What about temperature-related deaths? It is true, Lomborg says, that we are seeing more heat waves today, but we are also seeing fewer cold waves. According to a recent study in the Lancet, over the past two decades, there were 490,000 heat-related deaths worldwide, compared to 4.6 million cold-related deaths. While about 116,000 more people died from heat last year because of climate change, roughly 283,000 fewer people died from cold — which, he calculates, means global warming saved about 166,000 thousands of lives.
What about rising sea levels? Lomborg points to a Post editorial that warns rising oceans could “make 187 million people homeless” by 2100. That is true only if you assume that humanity does nothing during the next 79 years to adapt. “What they forget,” he says, “is we have very good technologies to make sure that people are protected. 110 million people are right now living below sea level” in places like Holland. Adaptation, he says, will reduce the number of flooded people 12,000-fold. “The actual number of people [displaced] when you take into account adaptation is probably in the tens of thousands, not in the hundreds of millions.”

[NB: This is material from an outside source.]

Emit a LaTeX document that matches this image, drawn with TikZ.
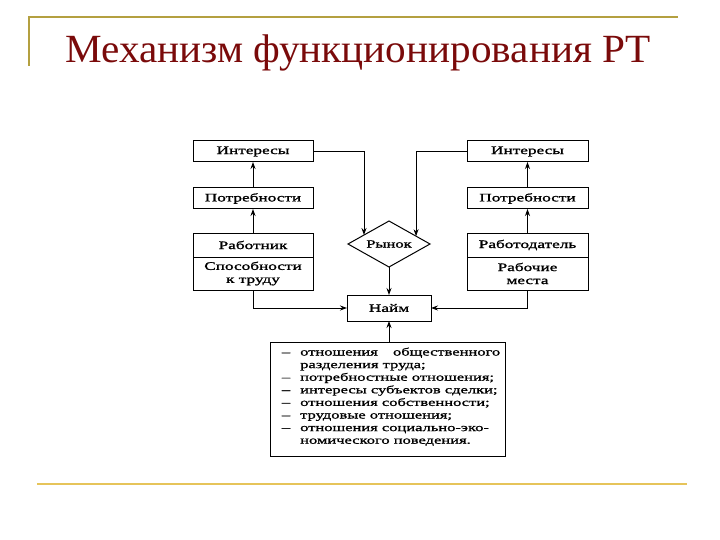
\documentclass[tikz,border=0pt]{standalone}
\usepackage{fontspec}
\setmainfont{Liberation Serif}
\newfontfamily\dfont[FakeStretch=1.5,FakeBold=1.5]{Liberation Serif}
\newfontfamily\lfont[FakeStretch=1.5,FakeBold=1.2]{Liberation Serif}
\newfontfamily\tfont[FakeStretch=1.03]{Liberation Serif}
\usetikzlibrary{shapes.geometric,arrows.meta,calc}
\definecolor{rulet}{HTML}{B4A040}
\definecolor{ruleb}{HTML}{E6C45A}
\definecolor{titlec}{HTML}{7A0A0A}
\begin{document}
\begin{tikzpicture}[x=1pt,y=-1pt,
 box/.style={draw, line width=1pt, minimum width=120pt, minimum height=21pt, inner sep=0pt, outer sep=0pt, font=\dfont\fontsize{11.5}{13}\selectfont},
 txt/.style={inner sep=0pt, align=center, font=\dfont\fontsize{11.5}{13}\selectfont},
 ltxt/.style={inner sep=0pt, anchor=base west, font=\lfont\fontsize{11}{12}\selectfont},
 dsh/.style={inner sep=0pt, anchor=base, font=\lfont\fontsize{11}{12}\selectfont},
 conn/.style={line width=0.9pt},
 arr/.style={conn, -{Stealth[length=7pt,width=5pt]}},
]
\useasboundingbox (0,0) rectangle (720,540);
% frame rules and title
\draw[color=rulet, line width=2pt] (29,66) -- (29,17) -- (678,17);
\draw[color=ruleb, line width=2.5pt] (37,484) -- (687,484);
\node[anchor=base west, inner sep=0pt, text=titlec, font=\tfont\fontsize{40}{44}\selectfont] (title) at (65,63) {Механизм функционирования РТ};

% left column
\node[box] (intL) at (253,151.5) {Интересы};
\node[box] (potL) at (253,198.5) {Потребности};
\node[box, minimum height=57pt] (wL) at (253,261.5) {};
\node[txt] (wLa) at (253,245) {Работник};
\node[txt] (wLb) at (253,273.5) {Способности\\к труду};
\draw[line width=0.8pt] ($(wL.north west)+(0,24)$) -- ($(wL.north east)+(0,24)$);

% right column
\node[box, minimum width=121pt] (intR) at (527.5,151.5) {Интересы};
\node[box, minimum width=121pt] (potR) at (527.5,198.5) {Потребности};
\node[box, minimum width=121pt, minimum height=57pt] (wR) at (527.5,261.5) {};
\node[txt] (wRa) at (527.5,245) {Работодатель};
\node[txt] (wRb) at (527.5,273.5) {Рабочие\\места};
\draw[line width=0.8pt] ($(wR.north west)+(0,24)$) -- ($(wR.north east)+(0,24)$);

% centre
\node[draw, diamond, line width=1pt, aspect=1.78, minimum width=82pt, minimum height=46pt, inner sep=0pt, outer sep=0pt, font=\dfont\fontsize{11}{12}\selectfont] (ryn) at (389,244) {Рынок};
\node[box, minimum width=84pt, minimum height=26pt] (naim) at (389,308) {Найм};

\coordinate (inL) at ($(ryn.west)!0.39!(ryn.north)$);
\coordinate (inR) at ($(ryn.east)!0.34!(ryn.north)$);

% list box
\node[draw, line width=1pt, minimum width=235pt, minimum height=114pt, inner sep=0pt] (list) at (387.5,399) {};
\node[dsh] (d1) at (286,355.5) {–};
\node[ltxt] (l1) at (300,355.5) {\makebox[200pt][s]{отношения \hfill общественного}};
\node[ltxt] (l2) at (300,368.1) {разделения труда;};
\node[dsh] (d3) at (286,380.7) {–};
\node[ltxt] (l3) at (300,380.7) {потребностные отношения;};
\node[dsh] (d4) at (286,393.3) {–};
\node[ltxt] (l4) at (300,393.3) {интересы субъектов сделки;};
\node[dsh] (d5) at (286,405.9) {–};
\node[ltxt] (l5) at (300,405.9) {отношения собственности;};
\node[dsh] (d6) at (286,418.5) {–};
\node[ltxt] (l6) at (300,418.5) {трудовые отношения;};
\node[dsh] (d7) at (286,431.1) {–};
\node[ltxt] (l7) at (300,431.1) {отношения социально-эко-};
\node[ltxt] (l8) at (300,443.7) {номического поведения.};

% connectors
\draw[arr] (wL.north) -- (potL.south);
\draw[arr] (potL.north) -- (intL.south);
\draw[arr] (wR.north) -- (potR.south);
\draw[arr] (potR.north) -- (intR.south);
\draw[arr] (intL.east) -| (inL);
\draw[arr] (intR.west) -| (inR);
\draw[arr] (ryn.south) -- (naim.north);
\draw[arr] (wL.south) |- (naim.west);
\draw[arr] (wR.south) |- (naim.east);
\draw[arr] (naim.south |- list.north) -- (naim.south);
\end{tikzpicture}
\end{document}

A Free Market is the Solution to Preventing Death and Destruction, Not Zero Emissions
It’s easy, and quite frankly, ignorant and lazy of Leonardo DiCaprio to lecture us on the effects of climate change, when he’s only presenting one side of the argument or the facts. The United States for example, has some of the lowest air pollution on the planet, so we must be doing something right. And these numbers are from the World Health Organization, a historically left organization. Leonardo Di Caprio talks of reducing emissions while he’s partying on a 150 million dollar yacht that costs $339,712 to fill its tanks, and emits as much Carbon pollution in seven miles as a car does in one year. His alarms of the planet literally having 9 years left, are irresponsible, and loaded with misinformation on the entire picture of what climate change actually is and causes. Young impressionable kids unfortunately look up to celebrities like DiCaprio, and think what he says is gospel. Everyone from DiCaprio to the Government say global warming will destroy this planet if we don’t act now. They’ve been saying we need to “act now” for decades, and yet the earth has found a way to miraculously survive. Politicians, a liberal media, and Hollywood are the problem, not man. As Lomborg stated in Marc Theissen’s article, a free market that fosters ideas and innovations have always been the solution to protecting the inhabitants of planet earth from death and disaster. You only need to look back at the history of these events, for proof of how successful we have been in lowering the cost of lives and destruction.